Eugenio de Bellard has published several scientific works, among them a History of Speleology in Venezuela that covers the time between 1678 and 1950.

== Missile crisis ==
During the 1962 missile crisis in the USA with Russia. In his own words: “During the serious international ordeal of October 1962, when the Kennedy/Kruschev crisis blew up due to Russian nuclear missiles shipped to Fidel Castro’s Cuba, he released important information to the Caracas American embassy on caves that had been visited in the country by the polish engineer that was accused in world press as one of the technicians that set up rockets with nuclear warheads in Cuban caves: Maciej Kuczynski” (Letter to the USA Embassy in Caracas Venezuela, August 5, 1995).

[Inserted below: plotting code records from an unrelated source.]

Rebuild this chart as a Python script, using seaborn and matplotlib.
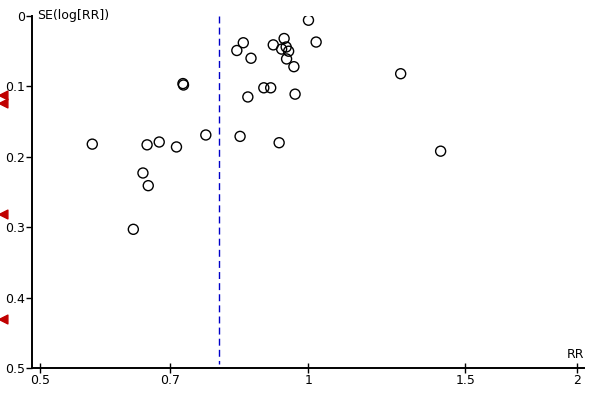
import numpy as np
import pandas as pd
import matplotlib
matplotlib.use("Agg")
import matplotlib.pyplot as plt
import matplotlib.transforms as mtransforms
import seaborn as sns

# Study estimates
rr = [1.000, 1.020, 0.845, 0.831, 0.862, 0.913, 0.939, 0.933, 0.944, 0.950,
      0.945, 0.963, 0.723, 0.724, 0.855, 0.891, 0.907, 0.966, 0.767, 0.838,
      0.927, 0.572, 0.659, 0.680, 0.711, 0.652, 0.661, 0.636, 1.269, 1.407]
se = [0.006, 0.037, 0.038, 0.049, 0.060, 0.041, 0.032, 0.047, 0.044, 0.050,
      0.061, 0.072, 0.096, 0.098, 0.115, 0.102, 0.102, 0.111, 0.169, 0.171,
      0.180, 0.182, 0.183, 0.179, 0.186, 0.223, 0.241, 0.303, 0.082, 0.192]
pooled_rr = 0.794
marker_se = [0.112, 0.124, 0.281, 0.431]
x_ticks = [0.5, 0.7, 1, 1.5, 2]
x_tick_labels = ["0.5", "0.7", "1", "1.5", "2"]
y_ticks = [0, 0.1, 0.2, 0.3, 0.4, 0.5]
y_tick_labels = ["0", "0.1", "0.2", "0.3", "0.4", "0.5"]

df = pd.DataFrame({"RR": rr, "SE": se})

sns.set_style("white")
plt.rcParams["font.family"] = ["DejaVu Sans"]
plt.rcParams["text.color"] = "black"

fig = plt.figure(figsize=(6, 4), dpi=100)
ax = fig.add_axes([0.054, 0.08, 0.92, 0.88])

sns.scatterplot(data=df, x="RR", y="SE", ax=ax, s=52, facecolor="none",
                edgecolor="black", linewidth=1.0, zorder=3, legend=False)

ax.set_xscale("log")
ax.set_xlim(0.49, 2.04)
ax.set_ylim(0.5, 0)

ax.plot([pooled_rr, pooled_rr], [0, 0.495], color="#0000c8", lw=1.0,
        ls=(0, (5, 3)), zorder=2)

trans = mtransforms.blended_transform_factory(ax.transAxes, ax.transData)
ax.scatter([-0.054] * len(marker_se), marker_se, marker="<", s=40,
           color="#c00000", transform=trans, clip_on=False, zorder=4)

ax.set_xticks(x_ticks)
ax.set_xticklabels(x_tick_labels)
ax.xaxis.set_minor_locator(matplotlib.ticker.NullLocator())
ax.set_yticks(y_ticks)
ax.set_yticklabels(y_tick_labels)

for s in ["top", "right"]:
    ax.spines[s].set_visible(False)
for s in ["left", "bottom"]:
    ax.spines[s].set_color("black")
    ax.spines[s].set_linewidth(1.4)

ax.tick_params(axis="x", bottom=True, direction="inout", length=7, width=1.0,
               labelsize=9, pad=1, colors="black")
ax.tick_params(axis="y", left=True, direction="out", length=4, width=1.0,
               labelsize=9, pad=1, colors="black")
ax.set_xlabel("")
ax.set_ylabel("")

ax.text(0.008, 1.0, "SE(log[RR])", transform=ax.transAxes, fontsize=9,
        ha="left", va="center", color="black")
ax.text(1.0, 0.02, "RR", transform=ax.transAxes, fontsize=9,
        ha="right", va="bottom", color="black")

fig.savefig("out.png", dpi=100, facecolor="white")
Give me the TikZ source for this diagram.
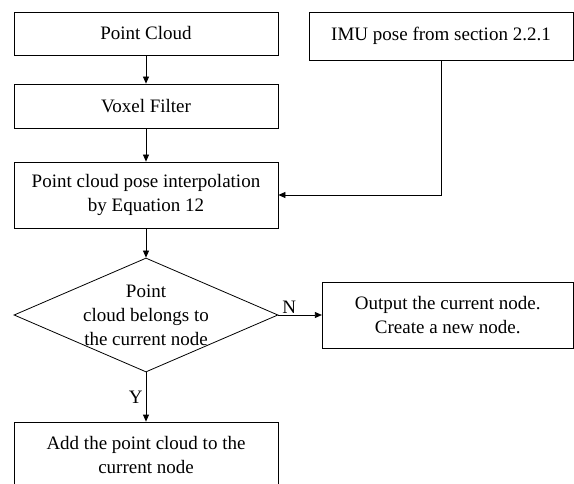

It happens to be that both himself and Kuczynski were speleologists and had initiated a fair correspondence since June 1958. Thus it happened that Kuczynski mentioned in some detail in his 1962 letters to de Bellard quite a number of Cuban caves he had explored. Such information was presented as a help to be used by American intelligence for exactly locating where the missiles threatening the USA were placed.

==Awards==
During the nearly 30 years he spent in the oil industry, he found time to be elected member of the Academy of Physical, Mathematics and Natural Sciences; has been awarded the 1978 National Conservation Prize; and the Gold Medal by the Venezuelan Society of Natural Sciences for several achievements, among them the creation of the Society’s Speleology Group.